Higher land yields in the EU contribute to stabilising markets and reducing price volatility improving food security. This also delivers environmental benefits, making the most of scarce land resources by increasing productivity. However, feeding a rapidly increasing world population in the face of global climate change and limited land availability demands novel and advanced technologies.

New breeding techniques (NBTs) represent a range of molecular tools allow genomes to be edited quickly and precisely, usually without introducing foreign DNA into the resulting plants.

One of these tools, CRISPR, earned Science’s 2015 Breakthrough of the Year award. It has also been noticed outside the scientific community. In contrast to conventional genetic modification approaches, this novel genome-editing technology uses “molecular scissors” to alter the genes in plants.

This means that in many cases, the effects of the genetic changes are indistinguishable from naturally occurring mutations.

Overall, NBTs significantly increase the speed and precision of plant breeding. Scientific achievements that have already been translated into novel products are now reaching the market.

In 2014, Canada approved the first commercial crop generated through genome editing – oilseed rape - with a number of other countries set to follow suit.

Currently, many other crops are being improved with this novel approach, including flax, rice and potato.

However, the uptake of those innovative solutions in the EU, in particular by SMEs, will strongly depend on whether they are both affordable and available without lengthy regulatory approval processes.

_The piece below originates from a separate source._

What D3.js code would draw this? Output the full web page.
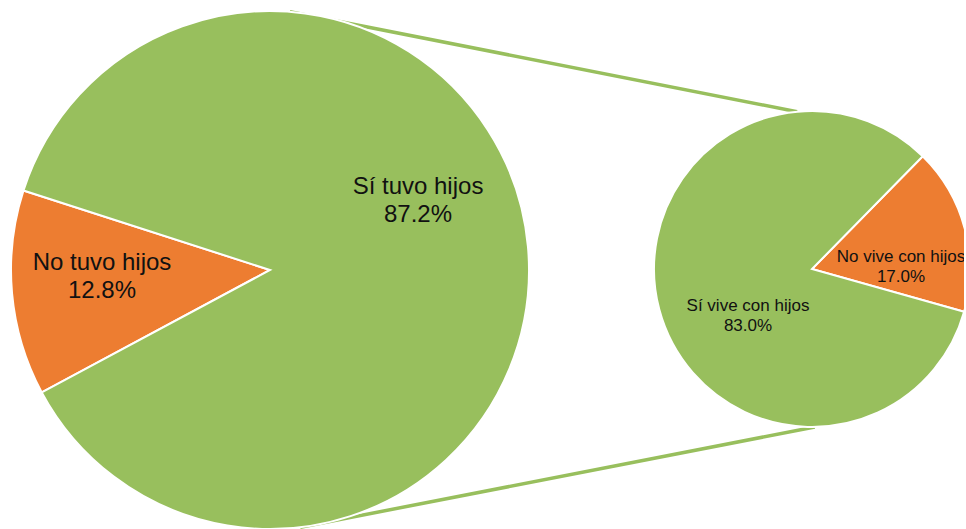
<!DOCTYPE html>
<html>
<head>
<meta charset="utf-8">
<script src="https://cdn.jsdelivr.net/npm/d3@7"></script>
<style>
  body { margin: 0; background: #fff; }
  svg { display: block; }
  text { font-family: "Liberation Sans", Arial, sans-serif; fill: #111; }
</style>
</head>
<body>
<svg id="chart" width="966" height="529"></svg>
<script>
// main pie
var mainLabels = ["No tuvo hijos", "Sí tuvo hijos"];
var mainValues = [12.8, 87.2];
// secondary pie (of those who had children)
var subLabels = ["No vive con hijos", "Sí vive con hijos"];
var subValues = [17.0, 83.0];

var colors = ["#ED7D31", "#98BF5D"];

var svg = d3.select("#chart");
var deg = Math.PI / 180;

var big = { cx: 270, cy: 270, r: 259, start: 241.8 };
var small = { cx: 812, cy: 269, r: 158, start: 44.5 };

function polar(p, a) {
  return [p.cx + p.r * Math.sin(a * deg), p.cy - p.r * Math.cos(a * deg)];
}

// connector lines between the two pies
var connectors = [[polar(big, 4.4), polar(small, -5.4)], [polar(big, 173.3), polar(small, 179)]];
svg.selectAll("line.conn")
  .data(connectors)
  .enter().append("line")
  .attr("class", "conn")
  .attr("x1", function(d) { return d[0][0]; })
  .attr("y1", function(d) { return d[0][1]; })
  .attr("x2", function(d) { return d[1][0]; })
  .attr("y2", function(d) { return d[1][1]; })
  .attr("stroke", colors[1])
  .attr("stroke-width", 3.5);

function drawPie(p, values, labels, fontSize, offsets) {
  var pie = d3.pie().sort(null)
    .startAngle(p.start * deg)
    .endAngle(p.start * deg + 2 * Math.PI);
  var arc = d3.arc().innerRadius(0).outerRadius(p.r);
  var g = svg.append("g").attr("transform", "translate(" + p.cx + "," + p.cy + ")");
  var arcs = pie(values);

  g.selectAll("path")
    .data(arcs)
    .enter().append("path")
    .attr("d", arc)
    .attr("fill", function(d, i) { return colors[i]; })
    .attr("stroke", "#fff")
    .attr("stroke-width", 2);

  var lab = g.selectAll("text")
    .data(arcs)
    .enter().append("text")
    .attr("text-anchor", "middle")
    .attr("font-size", fontSize + "px")
    .attr("transform", function(d, i) { return "translate(" + offsets[i][0] + "," + offsets[i][1] + ")"; });
  lab.append("tspan").attr("x", 0).attr("y", 0)
    .text(function(d, i) { return labels[i]; });
  lab.append("tspan").attr("x", 0).attr("dy", fontSize * 1.17)
    .text(function(d) { return d.data.toFixed(1) + "%"; });
}

drawPie(big, mainValues, mainLabels, 24, [[-168, 0], [148, -76]]);
drawPie(small, subValues, subLabels, 17, [[89, -7], [-64, 42]]);

// reference image is cropped at the right edge
svg.append("rect").attr("x", 964).attr("y", 0).attr("width", 2).attr("height", 529).attr("fill", "#fff");
</script>
</body>
</html>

To date, the EU has not clarified the status of NBTs. This is despite that fact that a great deal of work has already been completed, including a report by a group of member states' experts that was finalised in January 2012.

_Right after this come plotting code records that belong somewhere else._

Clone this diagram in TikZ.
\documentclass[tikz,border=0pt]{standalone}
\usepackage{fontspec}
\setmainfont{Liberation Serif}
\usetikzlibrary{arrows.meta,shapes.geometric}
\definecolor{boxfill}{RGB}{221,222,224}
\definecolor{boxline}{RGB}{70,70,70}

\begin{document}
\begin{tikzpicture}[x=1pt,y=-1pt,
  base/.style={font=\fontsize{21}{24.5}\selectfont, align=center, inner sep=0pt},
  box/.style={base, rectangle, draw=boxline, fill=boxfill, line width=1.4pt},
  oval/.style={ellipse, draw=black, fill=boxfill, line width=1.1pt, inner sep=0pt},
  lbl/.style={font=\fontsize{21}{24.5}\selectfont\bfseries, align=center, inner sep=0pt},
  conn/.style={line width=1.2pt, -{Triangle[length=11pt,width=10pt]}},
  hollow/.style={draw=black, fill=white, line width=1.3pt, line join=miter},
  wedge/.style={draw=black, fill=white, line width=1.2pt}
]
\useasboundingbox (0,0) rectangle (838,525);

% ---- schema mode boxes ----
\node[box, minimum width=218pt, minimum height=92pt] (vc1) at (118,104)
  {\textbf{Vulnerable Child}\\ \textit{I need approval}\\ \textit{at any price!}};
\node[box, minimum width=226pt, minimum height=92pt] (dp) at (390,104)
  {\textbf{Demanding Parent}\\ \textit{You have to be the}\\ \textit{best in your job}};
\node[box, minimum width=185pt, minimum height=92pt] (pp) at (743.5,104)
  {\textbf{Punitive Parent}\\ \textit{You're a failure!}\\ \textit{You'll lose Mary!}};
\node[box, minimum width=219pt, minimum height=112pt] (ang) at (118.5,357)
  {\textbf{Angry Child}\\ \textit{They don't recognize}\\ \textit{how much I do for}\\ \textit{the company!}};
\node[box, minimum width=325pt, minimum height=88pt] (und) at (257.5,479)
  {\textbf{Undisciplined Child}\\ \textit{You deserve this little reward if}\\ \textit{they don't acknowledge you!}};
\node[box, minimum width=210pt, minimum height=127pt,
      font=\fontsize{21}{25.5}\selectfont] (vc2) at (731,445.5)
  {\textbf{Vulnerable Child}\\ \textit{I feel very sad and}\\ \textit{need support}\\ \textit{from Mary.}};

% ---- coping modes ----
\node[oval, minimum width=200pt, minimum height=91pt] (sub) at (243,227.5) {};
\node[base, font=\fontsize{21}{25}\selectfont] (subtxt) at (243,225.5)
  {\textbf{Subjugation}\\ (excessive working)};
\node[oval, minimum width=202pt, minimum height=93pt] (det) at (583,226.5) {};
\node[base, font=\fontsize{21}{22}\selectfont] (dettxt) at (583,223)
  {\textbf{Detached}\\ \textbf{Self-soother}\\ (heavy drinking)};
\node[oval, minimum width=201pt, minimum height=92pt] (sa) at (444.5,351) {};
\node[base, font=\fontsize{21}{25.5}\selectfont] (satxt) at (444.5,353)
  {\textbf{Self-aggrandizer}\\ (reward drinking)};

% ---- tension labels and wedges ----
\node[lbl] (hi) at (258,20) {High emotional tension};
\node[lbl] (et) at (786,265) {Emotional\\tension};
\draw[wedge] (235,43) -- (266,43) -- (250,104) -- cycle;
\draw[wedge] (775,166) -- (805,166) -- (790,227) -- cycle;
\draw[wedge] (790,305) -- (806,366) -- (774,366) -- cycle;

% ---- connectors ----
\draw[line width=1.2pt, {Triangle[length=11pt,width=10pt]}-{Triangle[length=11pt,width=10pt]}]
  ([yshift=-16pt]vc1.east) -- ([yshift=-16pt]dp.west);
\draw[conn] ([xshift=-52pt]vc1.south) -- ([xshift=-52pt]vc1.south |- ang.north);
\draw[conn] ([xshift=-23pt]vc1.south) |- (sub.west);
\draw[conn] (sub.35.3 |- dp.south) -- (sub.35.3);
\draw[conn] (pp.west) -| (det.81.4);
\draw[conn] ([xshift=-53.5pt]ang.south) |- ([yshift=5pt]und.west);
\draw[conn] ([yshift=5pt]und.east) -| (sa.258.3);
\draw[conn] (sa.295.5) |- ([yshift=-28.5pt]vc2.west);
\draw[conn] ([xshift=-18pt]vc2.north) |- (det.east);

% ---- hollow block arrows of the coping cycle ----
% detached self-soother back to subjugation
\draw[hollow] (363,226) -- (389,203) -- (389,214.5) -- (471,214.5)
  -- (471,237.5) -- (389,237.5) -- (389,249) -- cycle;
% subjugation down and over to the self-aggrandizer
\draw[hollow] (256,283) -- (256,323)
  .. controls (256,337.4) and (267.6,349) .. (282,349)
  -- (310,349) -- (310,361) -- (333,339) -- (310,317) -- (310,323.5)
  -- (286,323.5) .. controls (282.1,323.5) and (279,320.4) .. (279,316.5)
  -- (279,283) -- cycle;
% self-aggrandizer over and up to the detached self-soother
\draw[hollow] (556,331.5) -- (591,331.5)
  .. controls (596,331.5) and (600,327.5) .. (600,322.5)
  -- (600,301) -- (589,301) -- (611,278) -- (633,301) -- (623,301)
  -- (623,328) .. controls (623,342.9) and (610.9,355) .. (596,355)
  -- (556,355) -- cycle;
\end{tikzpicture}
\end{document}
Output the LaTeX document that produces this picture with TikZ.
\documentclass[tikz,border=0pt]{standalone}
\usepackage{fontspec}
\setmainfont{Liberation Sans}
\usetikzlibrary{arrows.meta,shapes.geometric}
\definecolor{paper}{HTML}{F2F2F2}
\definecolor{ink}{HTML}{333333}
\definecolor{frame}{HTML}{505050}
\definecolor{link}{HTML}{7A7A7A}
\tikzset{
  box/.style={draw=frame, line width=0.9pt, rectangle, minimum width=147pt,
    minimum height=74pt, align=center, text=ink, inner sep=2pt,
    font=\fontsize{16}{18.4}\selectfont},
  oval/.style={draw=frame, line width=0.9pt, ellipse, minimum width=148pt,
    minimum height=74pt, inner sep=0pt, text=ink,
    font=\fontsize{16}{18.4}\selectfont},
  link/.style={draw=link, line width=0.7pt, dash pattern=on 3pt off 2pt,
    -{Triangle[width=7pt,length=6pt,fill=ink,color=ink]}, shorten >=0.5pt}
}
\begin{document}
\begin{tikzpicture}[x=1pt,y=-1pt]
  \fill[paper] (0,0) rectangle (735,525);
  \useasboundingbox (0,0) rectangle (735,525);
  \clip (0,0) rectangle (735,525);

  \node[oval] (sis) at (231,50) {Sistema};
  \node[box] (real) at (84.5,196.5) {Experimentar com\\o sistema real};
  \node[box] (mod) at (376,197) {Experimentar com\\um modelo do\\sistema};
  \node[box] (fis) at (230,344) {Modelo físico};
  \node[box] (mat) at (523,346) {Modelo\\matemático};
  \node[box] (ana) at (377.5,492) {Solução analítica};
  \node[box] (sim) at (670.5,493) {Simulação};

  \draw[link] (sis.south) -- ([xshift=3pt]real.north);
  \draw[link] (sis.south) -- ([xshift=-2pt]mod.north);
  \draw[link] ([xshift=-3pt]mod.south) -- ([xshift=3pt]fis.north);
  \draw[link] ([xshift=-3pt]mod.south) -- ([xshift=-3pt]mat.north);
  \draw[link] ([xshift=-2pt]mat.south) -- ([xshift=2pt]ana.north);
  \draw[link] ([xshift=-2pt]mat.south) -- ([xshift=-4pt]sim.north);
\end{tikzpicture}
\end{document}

The major issue is whether the classification of plants resulting from NBTs should be based solely on the technique used in the process, or also on their final characteristics.

In the case of the former, the cost of registration may be much higher and approval processes significantly longer. This would specifically affect EU SMEs as well as public research. Moreover, specifically identifying those plants improved by NBTs is very difficult. This poses a serious threat of trade disruptions.

If the EU wants to remain a global leader in plant breeding and agriculture, it is time to make smart decisions supporting technology uptake by SMEs.

We should make full use of these recent advances that enable quicker and more precise plant breeding, supporting the EU’s objective of competitive and sustainable agri-food production.